TGIF: South Korea reduces its workweek to 52 hours
This week, South Korea passed a bill to reduce the country’s maximum workweek from 68 hours to 52, to boost quality of life — and population growth.
South Korea has one of the lowest birth rates in the world, due in part to their workaholic culture.
For context, the average employee in South Korea works 2,069 hours a year (about 40 hours per week in a 50-week working year), compared to the United States’ 1,783 (about 35 hours per week).
But we’re tireeedddd…
South Koreans have been working themselves to the bone
Since the SK economy started flourishing in the ’80s, its citizens have embraced a “work hard, work hard” lifestyle.

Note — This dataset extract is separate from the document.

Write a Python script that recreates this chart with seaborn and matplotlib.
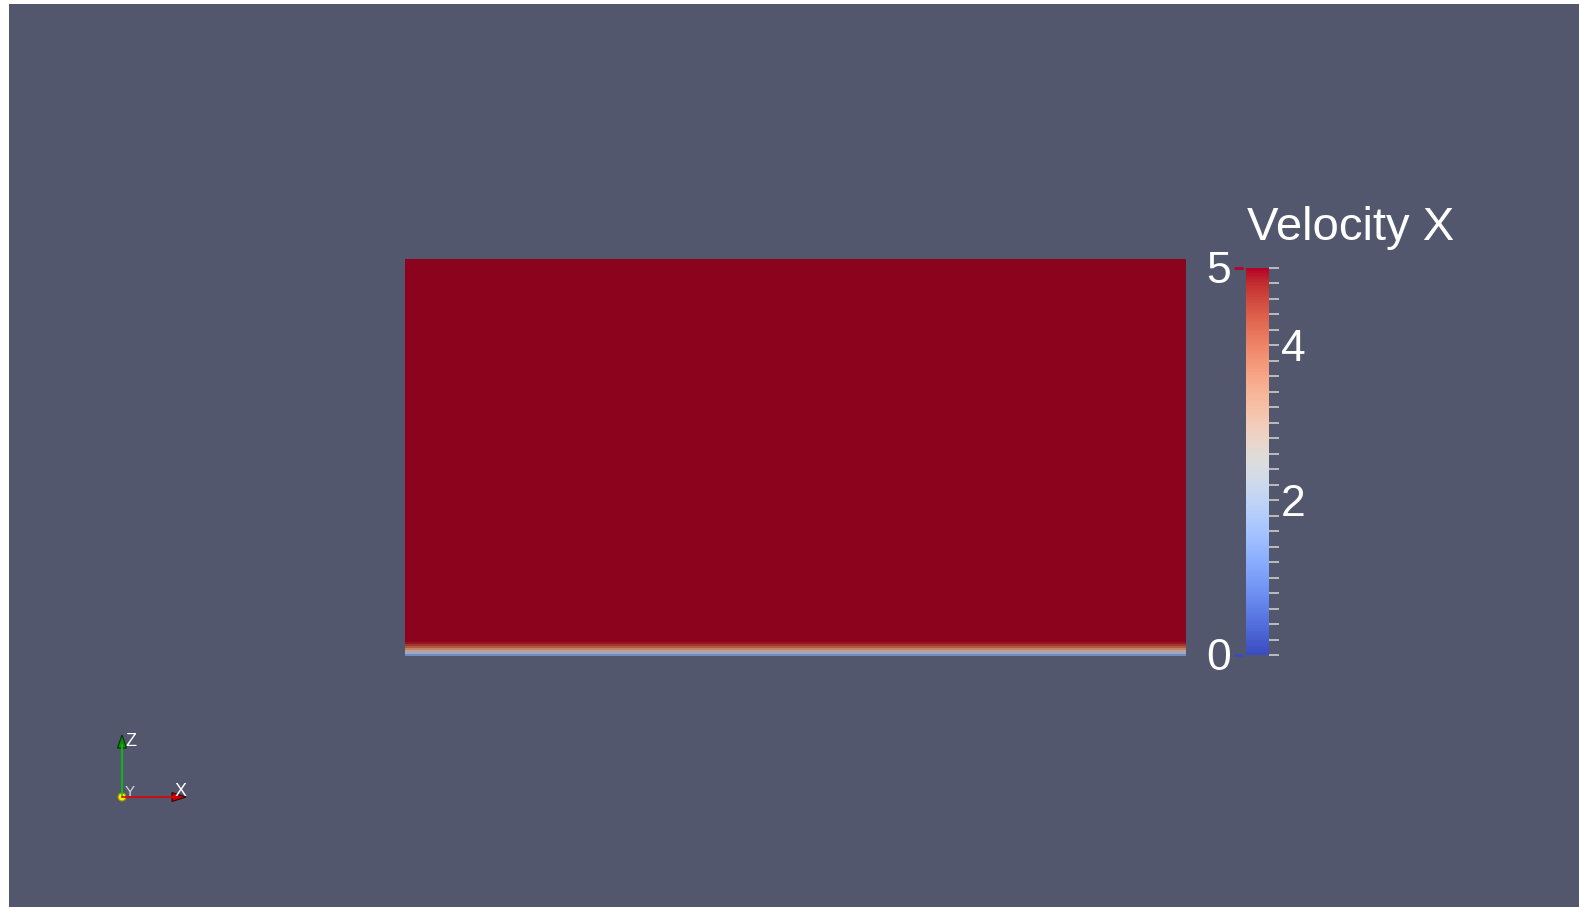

SK workers have the third-longest workweek in the world compared to other developed economies (excluding China and India).
And, even though employees’ annual time spent working fell nearly 500 hours since 2000, South Koreans work 400 more hours a year than employees in the UK.
Cutting back seems reasonable
But businesses aren’t into it. Under the previous law, weekends weren’t counted as “working days,” meaning companies could legally squeeze an extra 16 working hours out of people a week, completely unpenalized.
But, with the new bill, the standard workweek will be 40 hours, plus 12 hours of overtime (weekends included). And, those extra overtime wages will cost businesses an estimated $11B per year to maintain the same productivity.